75% of the people are noobies, so there really is no intimidation factor except the cops and bouncers that spar in the corners lol


----------



## AquaNekoMobile (Feb 26, 2010)

Do they teach knife to gun defense? I am aware of the 15ft rule which any cop would know of that if you're inside the 15 zone an the attacker has a knife there is a high percentage that you'll be hit before the gun is drawn is my understanding. Thus why cops always back up before drawing thier guns.


----------



## Byronicle (Apr 18, 2009)

AquaNekoMobile said:


> Do they teach knife to gun defense? I am aware of the 15ft rule which any cop would know of that if you're inside the 15 zone an the attacker has a knife there is a high percentage that you'll be hit before the gun is drawn is my understanding. Thus why cops always back up before drawing thier guns.


well no. because when i use to do this like 3 years ago, almost all of the students were police men, and he usually goes to Mississauga or downtown to train the police men there.

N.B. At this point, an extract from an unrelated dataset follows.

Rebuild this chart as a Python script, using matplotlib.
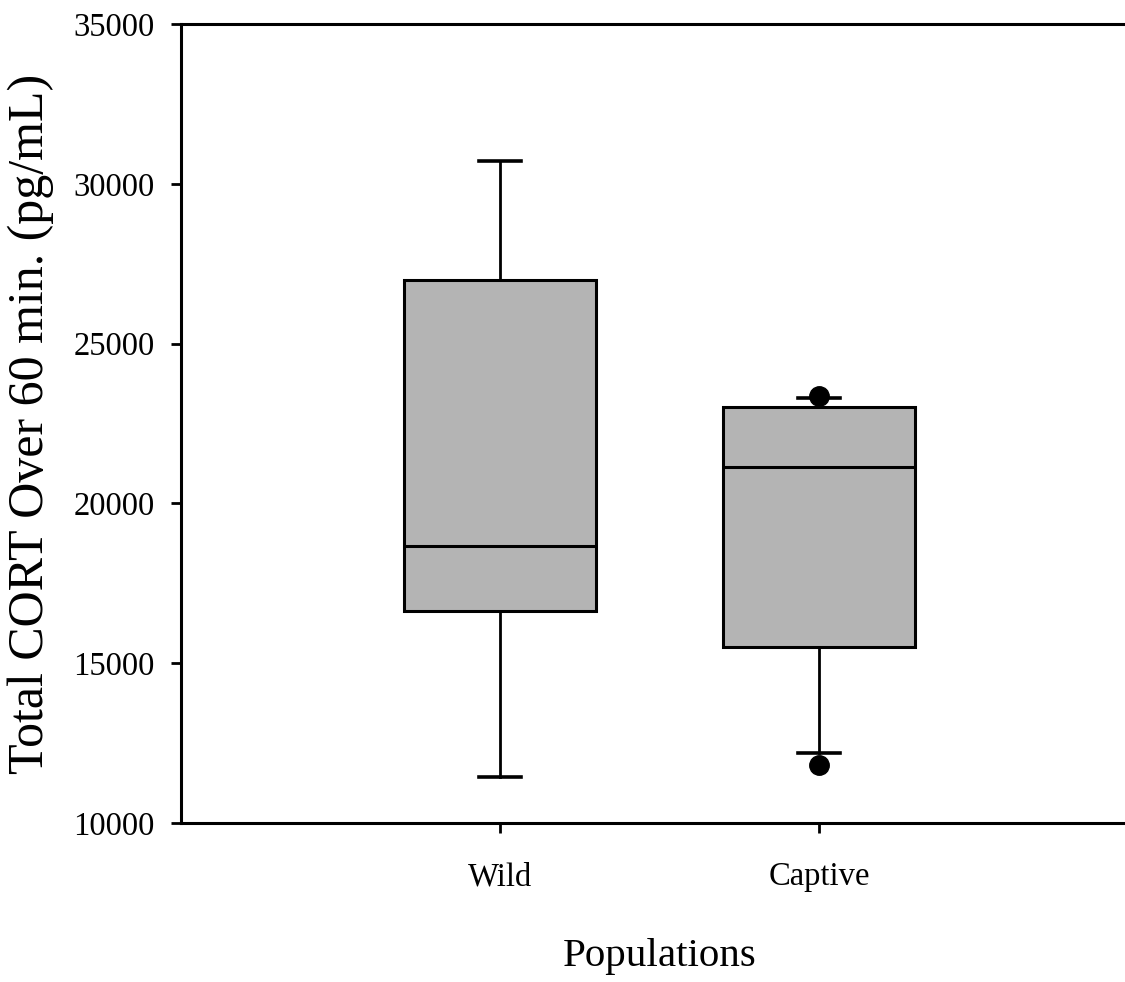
import matplotlib as mpl
mpl.use('Agg')
import matplotlib.pyplot as plt

# box summaries (pg/mL)
groups = ['Wild', 'Captive']
whislo = [11440, 12190]
q1 = [16630, 15510]
med = [18680, 21140]
q3 = [26980, 23010]
whishi = [30720, 23300]
fliers = [[], [11810, 23360]]

yticks = [10000, 15000, 20000, 25000, 30000, 35000]

plt.rcParams['font.family'] = ['Liberation Serif', 'DejaVu Serif']

fig = plt.figure(figsize=(11.25, 9.82), dpi=100)
ax = fig.add_axes([181/1125, 159/982, 957/1125, 799/982])

stats = []
for i in range(len(groups)):
    stats.append(dict(label=groups[i], whislo=whislo[i], q1=q1[i], med=med[i],
                      q3=q3[i], whishi=whishi[i], fliers=fliers[i]))

ax.bxp(stats, positions=[1, 2], widths=0.6, patch_artist=True,
       showfliers=True,
       boxprops=dict(facecolor='#b4b4b4', edgecolor='black', linewidth=2.2),
       medianprops=dict(color='black', linewidth=2.2),
       whiskerprops=dict(color='black', linewidth=2.0),
       capprops=dict(color='black', linewidth=2.6),
       capwidths=0.13,
       flierprops=dict(marker='o', markerfacecolor='black', markeredgecolor='black',
                       markersize=14))

ax.set_xlim(0, 3)
ax.set_ylim(10000, 35000)
ax.set_yticks(yticks)
ax.set_yticklabels([str(v) for v in yticks])
ax.set_xticks([1, 2])
ax.set_xticklabels(groups)

for s in ['left', 'bottom', 'top', 'right']:
    ax.spines[s].set_linewidth(2.2)

ax.tick_params(axis='y', direction='out', length=7, width=2, labelsize=23.5, pad=12)
ax.tick_params(axis='x', direction='out', length=7, width=2, labelsize=23.5, pad=21)

ax.set_ylabel('Total CORT Over 60 min. (pg/mL)', fontsize=36, labelpad=14)
ax.set_xlabel('Populations', fontsize=29.5, labelpad=33)

plt.savefig('out.png', dpi=100)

With that being said I am sure most police men had some sort of knife defense training, i mean even a week of it is enough to teach you the basics because more than likely the person who would try to pull a knife on you is not holding the knife properly, etc...

If you have a police friend, most likely they have heard of Guru Jun. It was my cousin who is a police men who recommended this guy before I went backpacking around the UK since at the time the UK was well known for people using knives to rob tourist. In fact when I went to Birmingham (sp?) the locals said that you had to be 18 + to buy anything sharp including scissors, and if you were under 18, you had to wear a wrist band because after the curfew which was 11 pm, if you were caught outside and with a wrist band (marking that you are underage) you will get penalized.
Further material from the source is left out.